• **GIVEN TASK**
Read the records and gather each line that includes "this".

• **DATASET CONTENT**
----
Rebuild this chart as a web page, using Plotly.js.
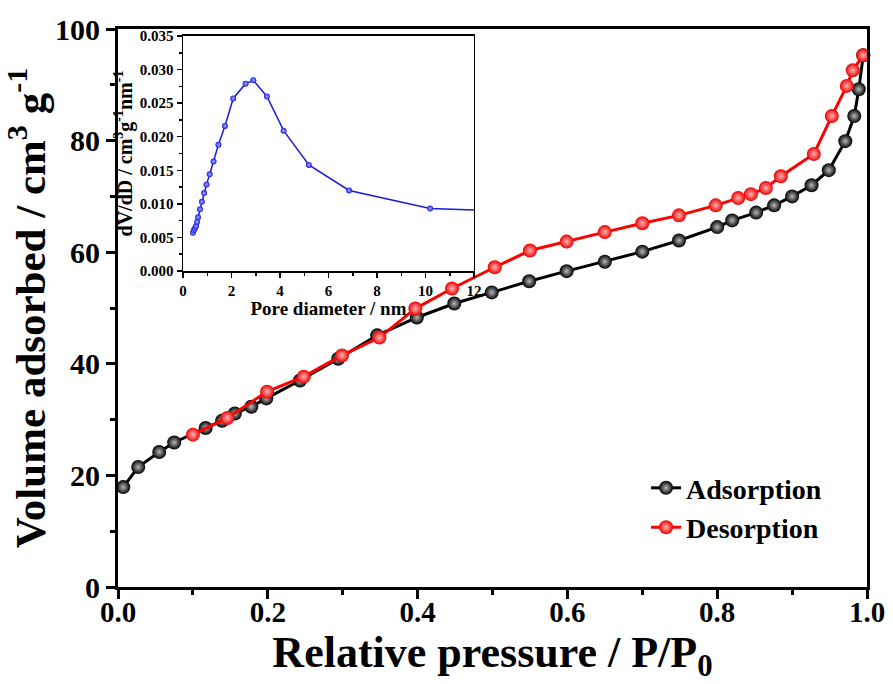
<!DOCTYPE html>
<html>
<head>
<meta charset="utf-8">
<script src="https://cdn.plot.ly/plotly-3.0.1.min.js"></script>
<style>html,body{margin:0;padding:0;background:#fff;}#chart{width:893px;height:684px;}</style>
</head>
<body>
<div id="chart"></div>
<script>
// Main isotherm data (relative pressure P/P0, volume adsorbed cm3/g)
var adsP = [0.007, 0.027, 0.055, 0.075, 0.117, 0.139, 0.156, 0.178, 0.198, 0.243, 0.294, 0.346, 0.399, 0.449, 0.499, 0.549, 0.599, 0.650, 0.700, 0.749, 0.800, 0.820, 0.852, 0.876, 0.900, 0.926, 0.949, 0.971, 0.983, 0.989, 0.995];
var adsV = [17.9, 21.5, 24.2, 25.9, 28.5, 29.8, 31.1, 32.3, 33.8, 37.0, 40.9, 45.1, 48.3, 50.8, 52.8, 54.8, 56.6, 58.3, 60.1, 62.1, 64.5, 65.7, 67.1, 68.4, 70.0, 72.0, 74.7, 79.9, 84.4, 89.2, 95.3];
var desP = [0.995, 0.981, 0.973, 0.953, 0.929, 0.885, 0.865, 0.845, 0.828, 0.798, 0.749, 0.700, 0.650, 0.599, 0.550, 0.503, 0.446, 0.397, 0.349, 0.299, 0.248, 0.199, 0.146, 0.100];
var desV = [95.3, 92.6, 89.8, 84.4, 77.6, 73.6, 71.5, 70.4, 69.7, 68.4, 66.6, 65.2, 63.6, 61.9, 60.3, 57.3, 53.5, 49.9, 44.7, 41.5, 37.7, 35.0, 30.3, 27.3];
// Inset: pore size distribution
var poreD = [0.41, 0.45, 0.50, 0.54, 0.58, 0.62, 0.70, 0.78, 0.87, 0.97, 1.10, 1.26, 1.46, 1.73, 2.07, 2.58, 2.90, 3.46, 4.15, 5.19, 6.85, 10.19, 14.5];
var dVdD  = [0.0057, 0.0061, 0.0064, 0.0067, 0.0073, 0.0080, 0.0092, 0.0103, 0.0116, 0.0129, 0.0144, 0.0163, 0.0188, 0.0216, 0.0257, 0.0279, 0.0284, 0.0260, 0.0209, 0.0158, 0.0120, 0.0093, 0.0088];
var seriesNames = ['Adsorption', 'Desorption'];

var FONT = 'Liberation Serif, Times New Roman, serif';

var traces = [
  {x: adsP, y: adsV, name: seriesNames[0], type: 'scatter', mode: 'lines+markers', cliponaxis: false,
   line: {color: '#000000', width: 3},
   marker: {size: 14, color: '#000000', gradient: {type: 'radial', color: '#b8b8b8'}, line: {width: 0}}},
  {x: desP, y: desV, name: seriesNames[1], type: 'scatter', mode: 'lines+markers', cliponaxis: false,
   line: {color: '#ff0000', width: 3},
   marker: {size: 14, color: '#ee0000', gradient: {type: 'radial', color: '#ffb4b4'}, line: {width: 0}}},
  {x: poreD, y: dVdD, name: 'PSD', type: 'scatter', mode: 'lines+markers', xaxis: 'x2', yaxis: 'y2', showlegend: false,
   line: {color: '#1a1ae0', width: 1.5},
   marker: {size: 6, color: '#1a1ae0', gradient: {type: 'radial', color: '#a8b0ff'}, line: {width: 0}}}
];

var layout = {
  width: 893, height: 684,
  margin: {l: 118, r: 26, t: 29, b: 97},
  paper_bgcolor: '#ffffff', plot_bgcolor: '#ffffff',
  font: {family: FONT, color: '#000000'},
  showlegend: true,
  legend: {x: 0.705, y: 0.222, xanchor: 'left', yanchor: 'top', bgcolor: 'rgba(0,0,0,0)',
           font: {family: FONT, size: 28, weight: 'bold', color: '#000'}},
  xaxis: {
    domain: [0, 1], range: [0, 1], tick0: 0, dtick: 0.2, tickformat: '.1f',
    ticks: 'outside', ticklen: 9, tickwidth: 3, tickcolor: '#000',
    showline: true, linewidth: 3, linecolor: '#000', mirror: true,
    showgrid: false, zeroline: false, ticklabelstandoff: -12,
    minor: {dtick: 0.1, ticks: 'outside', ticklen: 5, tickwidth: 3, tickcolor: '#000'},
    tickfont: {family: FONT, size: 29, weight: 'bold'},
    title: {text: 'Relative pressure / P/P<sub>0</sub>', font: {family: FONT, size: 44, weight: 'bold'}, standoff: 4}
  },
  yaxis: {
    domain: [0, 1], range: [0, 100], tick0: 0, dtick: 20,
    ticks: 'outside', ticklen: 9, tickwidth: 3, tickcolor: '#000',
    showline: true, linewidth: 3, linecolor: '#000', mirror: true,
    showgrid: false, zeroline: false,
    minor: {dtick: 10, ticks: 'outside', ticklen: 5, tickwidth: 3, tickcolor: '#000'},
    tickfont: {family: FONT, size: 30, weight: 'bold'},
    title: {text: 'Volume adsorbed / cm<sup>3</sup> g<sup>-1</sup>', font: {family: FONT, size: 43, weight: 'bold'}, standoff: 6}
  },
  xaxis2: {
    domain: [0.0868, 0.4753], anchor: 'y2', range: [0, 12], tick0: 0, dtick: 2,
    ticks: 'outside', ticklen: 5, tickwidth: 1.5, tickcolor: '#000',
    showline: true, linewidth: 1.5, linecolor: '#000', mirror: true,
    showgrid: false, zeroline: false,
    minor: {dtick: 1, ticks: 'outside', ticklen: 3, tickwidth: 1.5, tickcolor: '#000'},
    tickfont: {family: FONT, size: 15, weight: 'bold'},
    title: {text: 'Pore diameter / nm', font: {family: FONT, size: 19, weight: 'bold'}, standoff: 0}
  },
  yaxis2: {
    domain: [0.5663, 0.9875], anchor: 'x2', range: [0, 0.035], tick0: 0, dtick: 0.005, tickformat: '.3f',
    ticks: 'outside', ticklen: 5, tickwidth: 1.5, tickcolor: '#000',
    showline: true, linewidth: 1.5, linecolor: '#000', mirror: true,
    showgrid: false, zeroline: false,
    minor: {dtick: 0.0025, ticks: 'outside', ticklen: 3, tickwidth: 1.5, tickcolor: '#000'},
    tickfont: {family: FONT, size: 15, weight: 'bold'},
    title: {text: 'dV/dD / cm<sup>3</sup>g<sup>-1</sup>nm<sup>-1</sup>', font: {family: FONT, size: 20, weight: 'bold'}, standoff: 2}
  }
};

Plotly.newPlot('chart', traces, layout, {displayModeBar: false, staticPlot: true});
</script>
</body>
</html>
----
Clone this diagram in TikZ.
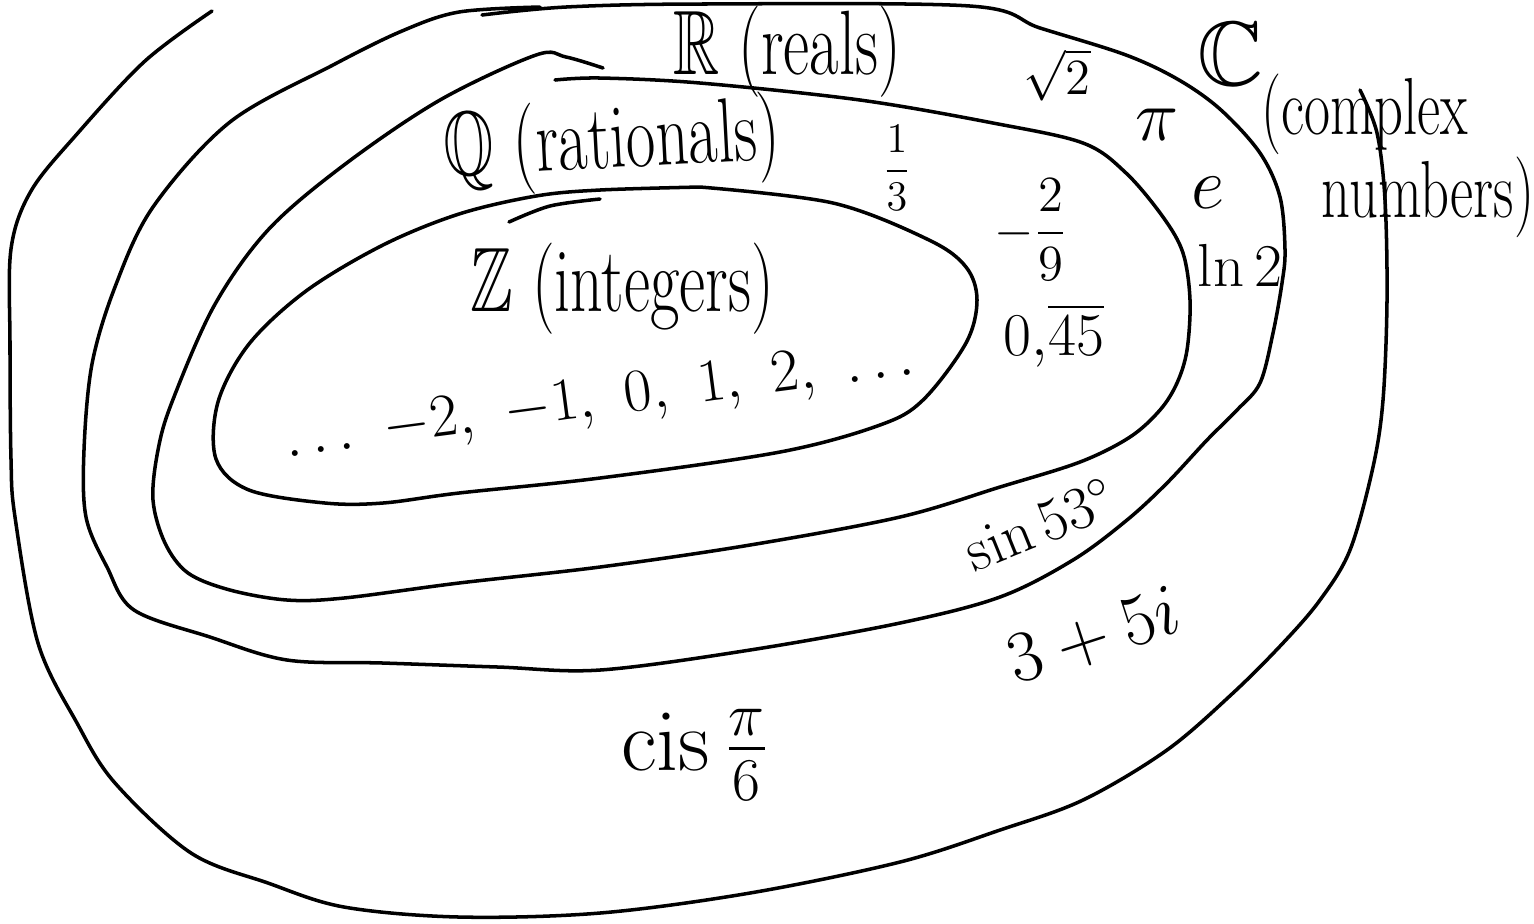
----
• **COMPLETE OUTPUT**
Rebuild this chart as a web page, using Plotly.js.
Clone this diagram in TikZ.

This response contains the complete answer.